In one direction the example of Ian shows that the entropy can be arbitrarily
close to $\log 2$, whereas $\sigma^2 = \infty$. Let me slightly reformulate and simplify it. Take an integer $N$ (there is no reason for it to be a power of 2) and define the following stationary sequence of 0 and 1. First take the sequence of alternating 0 and 1 with distance $N$ between consecutive digits and position it on $\mathbb Z$ randomly and uniformly (by assigning to each of the $2N$ ways of doing that equal probabilities). Then fill the remaining gaps with eguidistributed 0,1-valued Bernoulli variables. The resulting measure is obviously shift invariant and ergodic. Its entropy is $(1-1/N)\log 2$, whereas, as Ian explained, $\sigma^2=\infty$ (the summands in the definition of $\sigma^2$ are, up to a constant multiplier, just the total variation differences between the uniform measure on $(0,1)$ and the conditional measure conditioned by the $n$-h coordinate, which take the same non-zero value for all multiples of $N$) .
In the opposite direction one can construct an example with $\sigma^2=0$ (all the
coordinates are pairwise independent), whereas the entropy is strictly smaller
than $\log 2$. It is based on the classical example of 3 random variables which
are not jointly independent in spite of being pairwise independent. Namely, if $\Omega$ is the probability space which consists of 4 atoms $\omega_1,\omega_2,\omega_3,\omega_4$ with equal weights 1/4, then the indicator functions $\alpha_1,\alpha_2,\alpha_3$ of
the respective subsets $(\omega_1,\omega_4), (\omega_2,\omega_4),(\omega_3,\omega_4)$
[how does one make curly brackets here?] do the job. Now take the Bernoulli scheme with
the base $\Omega$, then for the random sequence
$$\dots \alpha^{-1}_3,\alpha^0_1,\alpha^0_2, \alpha^0_3, \alpha^1_1, \dots$$
all the coordinates are pairwise independent (so that $\sigma^2=0$), whereas the entropy is
$(2/3)\log 2$.
-
A: I would not be surprised if small $\sigma^2$ does indeed imply small d-bar distance to Bernoulli, but I think that the converse is false.
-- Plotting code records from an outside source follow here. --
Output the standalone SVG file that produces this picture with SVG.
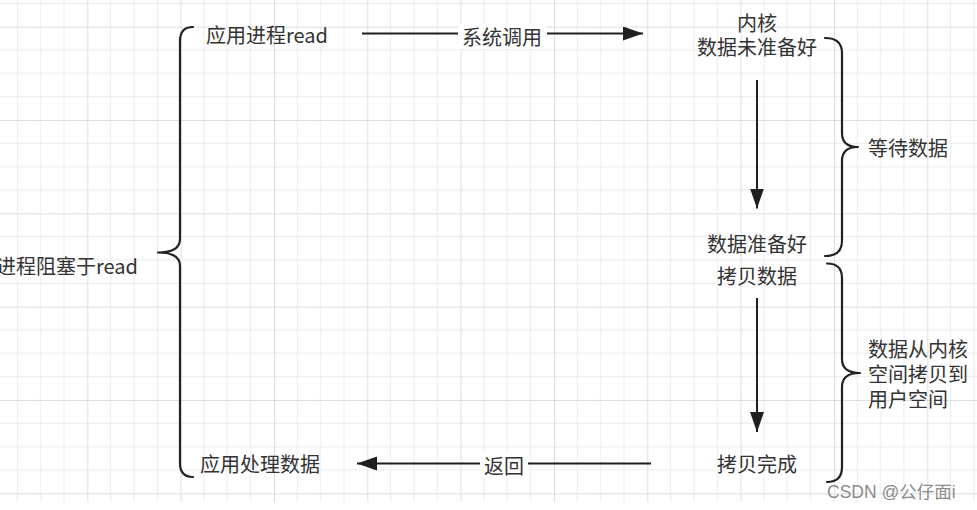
<svg xmlns="http://www.w3.org/2000/svg" width="977" height="510" viewBox="0 0 977 510">
  <style>
    .t { font-family: "Noto Sans CJK SC", "Liberation Sans", sans-serif; font-size: 20px; fill: #333333; }
    .c { text-anchor: middle; }
    .ln { fill: none; stroke: #1f1f1f; stroke-width: 2; }
    .br { fill: none; stroke: #222222; stroke-width: 2.2; stroke-linecap: round; stroke-linejoin: round; }
    .wm { font-family: "Liberation Sans", "Noto Sans CJK SC", sans-serif; font-size: 17.5px; fill: #8c8c8c; }
  </style>
  <defs>
    <pattern id="grid" patternUnits="userSpaceOnUse" x="-6" y="-66.67" width="93.33" height="93.33">
      <path d="M23.33,0 V93.33 M46.67,0 V93.33 M70,0 V93.33 M0,23.33 H93.33 M0,46.67 H93.33 M0,70 H93.33" stroke="#ebebeb" stroke-width="1" fill="none"/>
      <path d="M0.5,0 V93.33 M0,0.5 H93.33" stroke="#dedede" stroke-width="1" fill="none"/>
    </pattern>
    <marker id="arr" markerUnits="userSpaceOnUse" markerWidth="22" markerHeight="16" refX="20" refY="7" orient="auto">
      <path d="M0,0 L20,7 L0,14 Z" fill="#1f1f1f"/>
    </marker>
  </defs>

  <rect x="0" y="0" width="977" height="510" fill="#ffffff"/>
  <rect x="0" y="0" width="977" height="502" fill="url(#grid)"/>

  <g id="connectors">
    <path class="ln" d="M362,33.5 H643" marker-end="url(#arr)"/>
    <rect x="458" y="24" width="89" height="25" fill="#ffffff"/>
    <path class="ln" d="M757,80 V208.5" marker-end="url(#arr)"/>
    <path class="ln" d="M757,298 V432" marker-end="url(#arr)"/>
    <path class="ln" d="M651,463.5 H357" marker-end="url(#arr)"/>
    <rect x="480" y="452" width="48" height="25" fill="#ffffff"/>
  </g>

  <g id="labels">
    <text class="t c" x="502" y="44.5">系统调用</text>
    <text class="t c" x="504" y="473.5">返回</text>
  </g>

  <g id="brace-left">
    <path class="br" d="M193,27 Q180,27 180,41 L180,239 Q180,252.5 158,252.5 Q180,252.5 180,266 L180,463 Q180,477 193,477"/>
    <text class="t" x="138" y="274" text-anchor="end">进程阻塞于read</text>
  </g>

  <g id="brace-wait">
    <path class="br" d="M825,38 Q842,38 842,53 L842,133 Q842,147 858,147 Q842,147 842,161 L842,241 Q842,256 825,256"/>
    <text class="t" x="868" y="155.5">等待数据</text>
  </g>

  <g id="brace-copy">
    <path class="br" d="M827,263.5 Q842,263.5 842,278 L842,359 Q842,373 860,373 Q842,373 842,387 L842,467 Q842,482 827,482"/>
    <text class="t" x="868" y="356.5">数据从内核</text>
    <text class="t" x="868" y="381.5">空间拷贝到</text>
    <text class="t" x="868" y="406.5">用户空间</text>
  </g>

  <g id="node-app-read">
    <text class="t c" x="267" y="42.5">应用进程read</text>
  </g>

  <g id="node-kernel">
    <text class="t c" x="757" y="30.5">内核</text>
    <text class="t c" x="757" y="55">数据未准备好</text>
  </g>

  <g id="node-ready">
    <text class="t c" x="757" y="251.5">数据准备好</text>
  </g>

  <g id="node-copy">
    <text class="t c" x="757" y="283.5">拷贝数据</text>
  </g>

  <g id="node-copy-done">
    <text class="t c" x="757" y="471.5">拷贝完成</text>
  </g>

  <g id="node-app-process">
    <text class="t c" x="260" y="471.5">应用处理数据</text>
  </g>

  <text class="wm" x="827" y="498">CSDN @公仔面i</text>
</svg>
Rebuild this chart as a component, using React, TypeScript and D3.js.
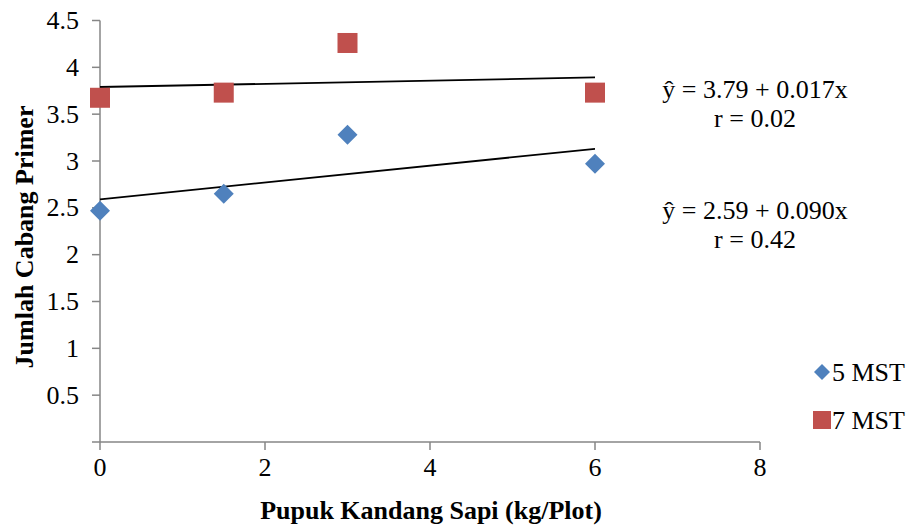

Rather, processes with arbitrarily small d-bar distance to Bernoulli can have $\sigma^2=+\infty$.
To see this let $(x_n)$ be a sequence which generates the $(\frac{1}{2},\frac{1}{2})$-Bernoulli process, and let $N>0$. Define a new sequence $(z_n)$ by taking $z_n:=x_n$ when $n$ is not divisible by $2^N$. Otherwise, take $z_n:=1$ if $n=k2^N$ for even $k$, and $z_n:=0$ if $n=k2^N$ for odd $k$.
Now consider the (ergodic) process generated by $(z_n)$. It is not difficult to see that $0$ and $1$ have equal probability, and when $n$ is divisible by $2^{N+1}$ we have
$$\mathbb{P}(X_1=X_n=1)=\left(1-\frac{1}{2^N}\right)\cdot \left(\frac{1}{2}\right) + \left(\frac{1}{2^N}\right)\cdot 1 = \frac{1}{2}+\frac{1}{2^{N+1}}$$
so that
$$ \sup_{a,b}\left|\mathbb{P}(X_1=a,X_n=b)-\mathbb{P}(X_1=a)\mathbb{P}(X_n=b)\right|\geq \frac{1}{2^{N+1}}.$$
In particular $\sigma^2=+\infty$ as claimed.